Extract word for word the lines of the listing from its start to the line holding "const copyrightText = 'artprice.com';", both ends kept; pictures are not part of the copy.

------ Dataset extract

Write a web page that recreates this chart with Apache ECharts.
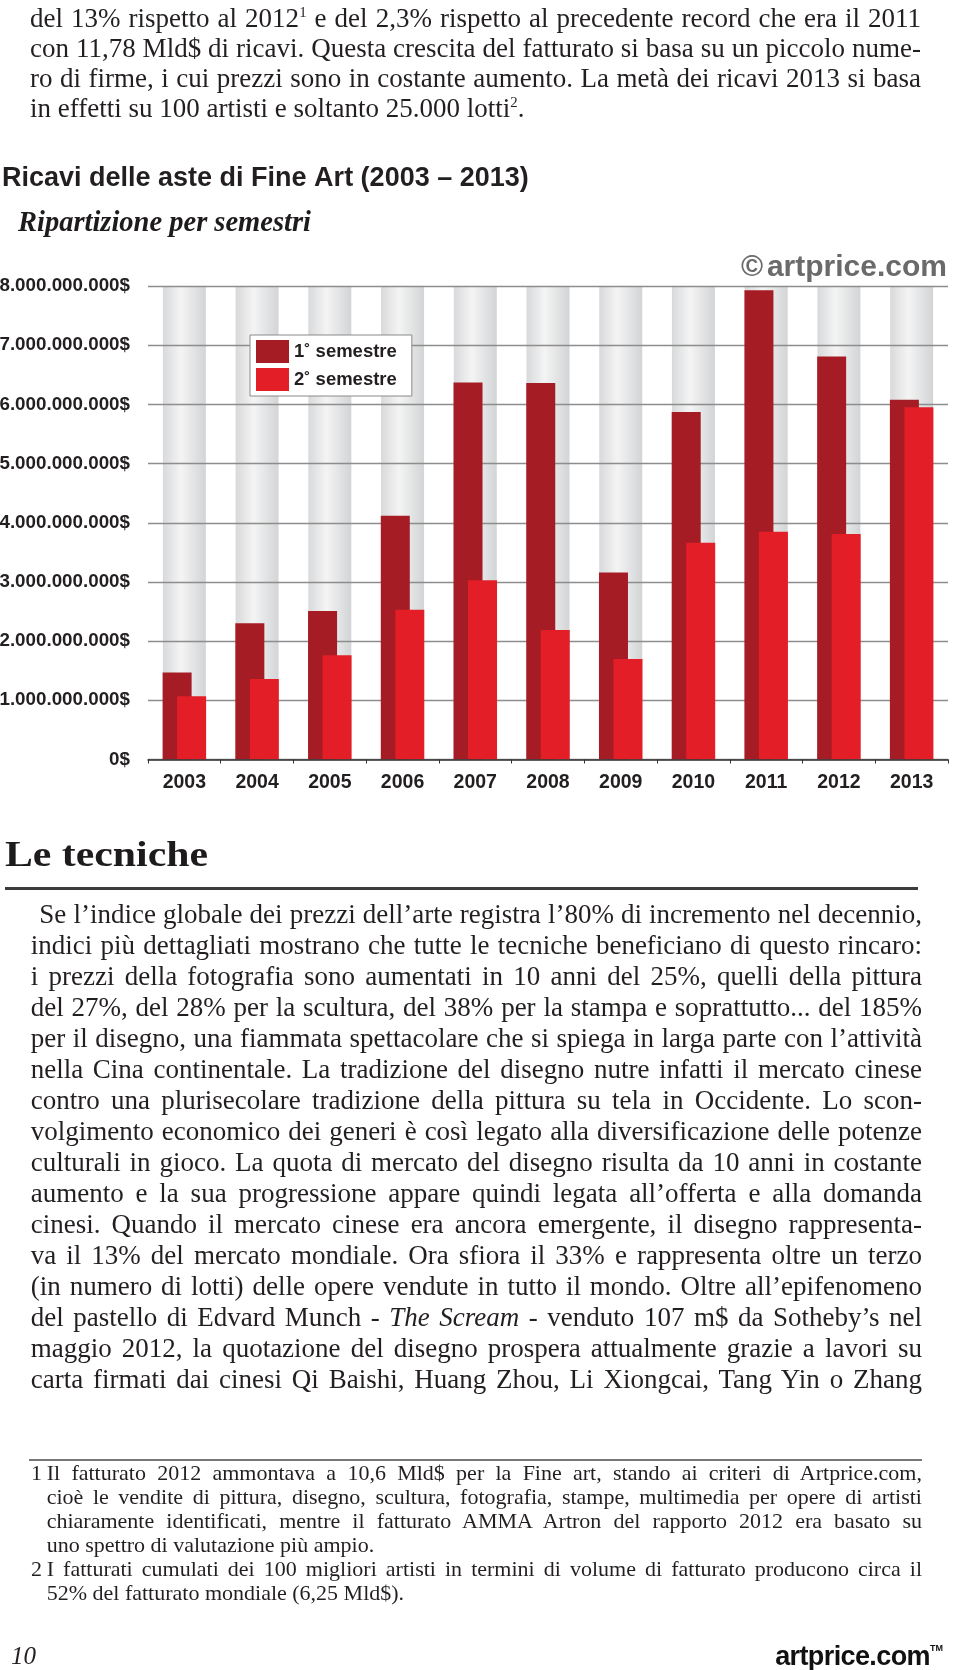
<!DOCTYPE html>
<html>
<head>
<meta charset="utf-8">
<script src="https://cdn.jsdelivr.net/npm/echarts@6/dist/echarts.min.js"></script>
<style>
html,body{margin:0;padding:0;background:#fff;}
#page{position:relative;width:960px;height:1670px;overflow:hidden;background:#fff;}
#chart{position:absolute;left:0;top:0;width:960px;height:1670px;}
.ln{position:absolute;white-space:nowrap;font-family:'Liberation Serif','Times New Roman',serif;color:#231f20;transform-origin:0 0;}
.ln sup{font-size:0.55em;vertical-align:0.7em;line-height:0;}
.rule{position:absolute;}
</style>
</head>
<body>
<div id="page">
  <div id="chart"></div>
</div>
<script>
// ---------------- DATA ----------------
const years = ['2003','2004','2005','2006','2007','2008','2009','2010','2011','2012','2013'];
// auction turnover, billions of US$
const firstSemester  = [1.47, 2.30, 2.51, 4.12, 6.37, 6.36, 3.16, 5.87, 7.93, 6.81, 6.08];
const secondSemester = [1.07, 1.36, 1.76, 2.53, 3.03, 2.19, 1.70, 3.66, 3.85, 3.81, 5.95];
const seriesNames = ['1˚ semestre', '2˚ semestre'];
const yTickLabels = ['0$','1.000.000.000$','2.000.000.000$','3.000.000.000$','4.000.000.000$',
                     '5.000.000.000$','6.000.000.000$','7.000.000.000$','8.000.000.000$'];
const chartTitle = 'Ricavi delle aste di Fine Art (2003 – 2013)';
const chartSubtitle = 'Ripartizione per semestri';
const copyrightSign = '©';
const copyrightText = 'artprice.com';

// ---------------- TEXT ----------------
const topLines = [
  'del 13% rispetto al 2012<sup>1</sup> e del 2,3% rispetto al precedente record che era il 2011',
  'con 11,78 Mld$ di ricavi. Questa crescita del fatturato si basa su un piccolo nume-',
  'ro di firme, i cui prezzi sono in costante aumento. La metà dei ricavi 2013 si basa',
  'in effetti su 100 artisti e soltanto 25.000 lotti<sup>2</sup>.'
];
const bodyLines = [
  'Se l’indice globale dei prezzi dell’arte registra l’80% di incremento nel decennio,',
  'indici più dettagliati mostrano che tutte le tecniche beneficiano di questo rincaro:',
  'i prezzi della fotografia sono aumentati in 10 anni del 25%, quelli della pittura',
  'del 27%, del 28% per la scultura, del 38% per la stampa e soprattutto... del 185%',
  'per il disegno, una fiammata spettacolare che si spiega in larga parte con l’attività',
  'nella Cina continentale. La tradizione del disegno nutre infatti il mercato cinese',
  'contro una plurisecolare tradizione della pittura su tela in Occidente. Lo scon-',
  'volgimento economico dei generi è così legato alla diversificazione delle potenze',
  'culturali in gioco. La quota di mercato del disegno risulta da 10 anni in costante',
  'aumento e la sua progressione appare quindi legata all’offerta e alla domanda',
  'cinesi. Quando il mercato cinese era ancora emergente, il disegno rappresenta-',
  'va il 13% del mercato mondiale. Ora sfiora il 33% e rappresenta oltre un terzo',
  '(in numero di lotti) delle opere vendute in tutto il mondo. Oltre all’epifenomeno',
  'del pastello di Edvard Munch - <i>The Scream</i> - venduto 107 m$ da Sotheby’s nel',
  'maggio 2012, la quotazione del disegno prospera attualmente grazie a lavori su',
  'carta firmati dai cinesi Qi Baishi, Huang Zhou, Li Xiongcai, Tang Yin o Zhang'
];
const footLines = [
  {num:'1', t:'Il fatturato 2012 ammontava a 10,6 Mld$ per la Fine art, stando ai criteri di Artprice.com,', j:true},
  {t:'cioè le vendite di pittura, disegno, scultura, fotografia, stampe, multimedia per opere di artisti', j:true},
  {t:'chiaramente identificati, mentre il fatturato AMMA Artron del rapporto 2012 era basato su', j:true},
  {t:'uno spettro di valutazione più ampio.', j:false},
  {num:'2', t:'I fatturati cumulati dei 100 migliori artisti in termini di volume di fatturato producono circa il', j:true},
  {t:'52% del fatturato mondiale (6,25 Mld$).', j:false}
];

const page = document.getElementById('page');

function makeLine(html, left, baseline, fs, lh, extraCss) {
  const d = document.createElement('div');
  d.className = 'ln';
  d.style.fontSize = fs + 'px';
  d.style.lineHeight = lh + 'px';
  d.style.left = left + 'px';
  const top = baseline - ((lh - 1.107 * fs) / 2 + 0.891 * fs);
  d.style.top = top + 'px';
  if (extraCss) d.style.cssText += extraCss;
  d.innerHTML = html;
  page.appendChild(d);
  return d;
}

function fitBlock(items) {
  const ratios = [];
  items.forEach(it => {
    it.w = it.el.getBoundingClientRect().width;
    if (it.justify) ratios.push(it.W / it.w);
  });
  ratios.sort((a, b) => a - b);
  let s = ratios.length ? ratios[Math.floor(ratios.length / 2)] : 1;
  s = Math.min(1, s);
  items.forEach(it => {
    let sc = s;
    if (it.justify) {
      const spaces = (it.el.textContent.match(/ /g) || []).length;
      let ws = (it.W / sc - it.w) / Math.max(1, spaces);
      if (ws < -2) { ws = -2; sc = it.W / (it.w + ws * spaces); }
      it.el.style.wordSpacing = ws + 'px';
    }
    it.el.style.transform = 'scaleX(' + sc + ')';
  });
}

// top paragraph
(function(){
  const items = [];
  topLines.forEach((h, i) => {
    const el = makeLine(h, 30, 27 + i * 30.2, 27, 30);
    items.push({el, W: 921 - 30, justify: i < topLines.length - 1});
  });
  fitBlock(items);
})();

// heading
(function(){
  const el = makeLine('Le tecniche', 5, 866.7, 35, 40, 'font-weight:bold;color:#1e1b1c;');
  const w = el.getBoundingClientRect().width;
  el.style.transform = 'scaleX(' + (203 / w) + ')';
  const r = document.createElement('div');
  r.className = 'rule';
  r.style.cssText = 'left:5px;top:887px;width:913px;height:2.5px;background:#3c3c3c;';
  page.appendChild(r);
})();

// body
(function(){
  const items = [];
  bodyLines.forEach((h, i) => {
    const left = i === 0 ? 39.3 : 30.7;
    const el = makeLine(h, left, 923.3 + i * 31, 27, 31);
    items.push({el, W: 922 - left, justify: true});
  });
  fitBlock(items);
})();

// footnotes
(function(){
  const r = document.createElement('div');
  r.className = 'rule';
  r.style.cssText = 'left:29px;top:1459px;width:893px;height:2px;background:#777;';
  page.appendChild(r);
  const items = [];
  footLines.forEach((f, i) => {
    const base = 1480 + i * 24;
    if (f.num) makeLine(f.num, 31, base, 22, 24);
    const el = makeLine(f.t, 46.7, base, 22, 24);
    items.push({el, W: 922 - 46.7, justify: f.j});
  });
  fitBlock(items);
})();

// page footer
makeLine('10', 11, 1664, 25, 28, 'font-style:italic;');
(function(){
  const d = document.createElement('div');
  d.style.cssText = "position:absolute;right:17px;top:1632px;font-family:'Liberation Sans',Arial,sans-serif;font-weight:bold;font-size:27px;line-height:32px;letter-spacing:-0.6px;color:#111;white-space:nowrap;";
  d.innerHTML = 'artprice.com<span style="font-size:9px;vertical-align:14px;letter-spacing:0">TM</span>';
  page.appendChild(d);
})();

// ---------------- CHART ----------------
const SANS = "'Liberation Sans', Arial, sans-serif";
const chart = echarts.init(document.getElementById('chart'), null, {renderer: 'canvas'});
const yMax = yTickLabels.length - 1;
const columnFill = new echarts.graphic.LinearGradient(0, 0, 1, 0, [
  {offset: 0, color: '#d8d9db'},
  {offset: 0.42, color: '#f4f4f4'},
  {offset: 1, color: '#d2d4d6'}
]);

chart.setOption({
  animation: false,
  backgroundColor: 'transparent',
  graphic: [
    {type: 'text', x: 2, y: 179, style: {text: chartTitle, font: "bold 27px " + SANS, fill: '#231f20', verticalAlign: 'middle'}},
    {type: 'text', x: 18, y: 223.5, style: {text: chartSubtitle, font: "italic bold 28.5px 'Liberation Serif', serif", fill: '#1e1b1c', verticalAlign: 'middle'}},
    {type: 'text', x: 741, y: 267.5, style: {text: copyrightSign, font: "bold 30px " + SANS, fill: '#6a6a6b', verticalAlign: 'middle'}},
    {type: 'text', x: 947, y: 267.5, style: {text: copyrightText, font: "bold 30px " + SANS, fill: '#6a6a6b', align: 'right', verticalAlign: 'middle'}}
  ],
  legend: {
    data: seriesNames,
    orient: 'vertical',
    left: 250,
    top: 335,
    itemWidth: 33,
    itemHeight: 23,
    itemGap: 5,
    padding: [5, 15, 5, 6],
    backgroundColor: '#fff',
    borderColor: '#8a8a8a',
    borderWidth: 1,
    icon: 'rect',
    selectedMode: false,
    textStyle: {fontFamily: SANS, fontWeight: 'bold', fontSize: 18.5, color: '#231f20'}
  },
  grid: {left: 148, right: 12, top: 286, bottom: 1670 - 759.5, outerBoundsMode: 'none', containLabel: false},
  xAxis: [{
    type: 'category',
    data: years,
    z: 3,
    axisLine: {lineStyle: {color: '#333', width: 1.5}},
    axisTick: {show: true, length: 4, lineStyle: {color: '#333', width: 1}},
    axisLabel: {fontFamily: SANS, fontWeight: 'bold', fontSize: 19.5, color: '#231f20', margin: 13.5}
  }],
  yAxis: {
    type: 'value',
    min: 0,
    max: yMax,
    interval: 1,
    z: 1,
    axisLine: {show: false},
    axisTick: {show: false},
    splitLine: {lineStyle: {color: '#8d8d8d', width: 1.3}},
    axisLabel: {
      margin: 18,
      fontFamily: SANS, fontWeight: 'bold', fontSize: 18.8, color: '#231f20',
      formatter: v => yTickLabels[Math.round(v)]
    }
  },
  series: [
    {
      type: 'custom',
      z: 0,
      silent: true,
      data: years.map((y, i) => [i, yMax]),
      encode: {x: 0, y: 1},
      renderItem: function (params, api) {
        const base = api.coord([api.value(0), 0]);
        const top = api.coord([api.value(0), api.value(1)]);
        const w = 43;
        return {type: 'rect', shape: {x: base[0] - w / 2, y: top[1], width: w, height: base[1] - top[1]}, style: {fill: columnFill}};
      }
    },
    {
      name: seriesNames[0], type: 'bar', z: 2,
      barWidth: 29, barGap: '-50%',
      itemStyle: {color: '#a51c24'},
      data: firstSemester
    },
    {
      name: seriesNames[1], type: 'bar', z: 2,
      barWidth: 29, barGap: '-50%',
      itemStyle: {color: '#e31e27'},
      data: secondSemester
    }
  ]
});
</script>
</body>
</html>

------------

## [Task response]
Write a web page that recreates this chart with Apache ECharts.
<!DOCTYPE html>
<html>
<head>
<meta charset="utf-8">
<script src="https://cdn.jsdelivr.net/npm/echarts@6/dist/echarts.min.js"></script>
<style>
html,body{margin:0;padding:0;background:#fff;}
#page{position:relative;width:960px;height:1670px;overflow:hidden;background:#fff;}
#chart{position:absolute;left:0;top:0;width:960px;height:1670px;}
.ln{position:absolute;white-space:nowrap;font-family:'Liberation Serif','Times New Roman',serif;color:#231f20;transform-origin:0 0;}
.ln sup{font-size:0.55em;vertical-align:0.7em;line-height:0;}
.rule{position:absolute;}
</style>
</head>
<body>
<div id="page">
  <div id="chart"></div>
</div>
<script>
// ---------------- DATA ----------------
const years = ['2003','2004','2005','2006','2007','2008','2009','2010','2011','2012','2013'];
// auction turnover, billions of US$
const firstSemester  = [1.47, 2.30, 2.51, 4.12, 6.37, 6.36, 3.16, 5.87, 7.93, 6.81, 6.08];
const secondSemester = [1.07, 1.36, 1.76, 2.53, 3.03, 2.19, 1.70, 3.66, 3.85, 3.81, 5.95];
const seriesNames = ['1˚ semestre', '2˚ semestre'];
const yTickLabels = ['0$','1.000.000.000$','2.000.000.000$','3.000.000.000$','4.000.000.000$',
                     '5.000.000.000$','6.000.000.000$','7.000.000.000$','8.000.000.000$'];
const chartTitle = 'Ricavi delle aste di Fine Art (2003 – 2013)';
const chartSubtitle = 'Ripartizione per semestri';
const copyrightSign = '©';
const copyrightText = 'artprice.com';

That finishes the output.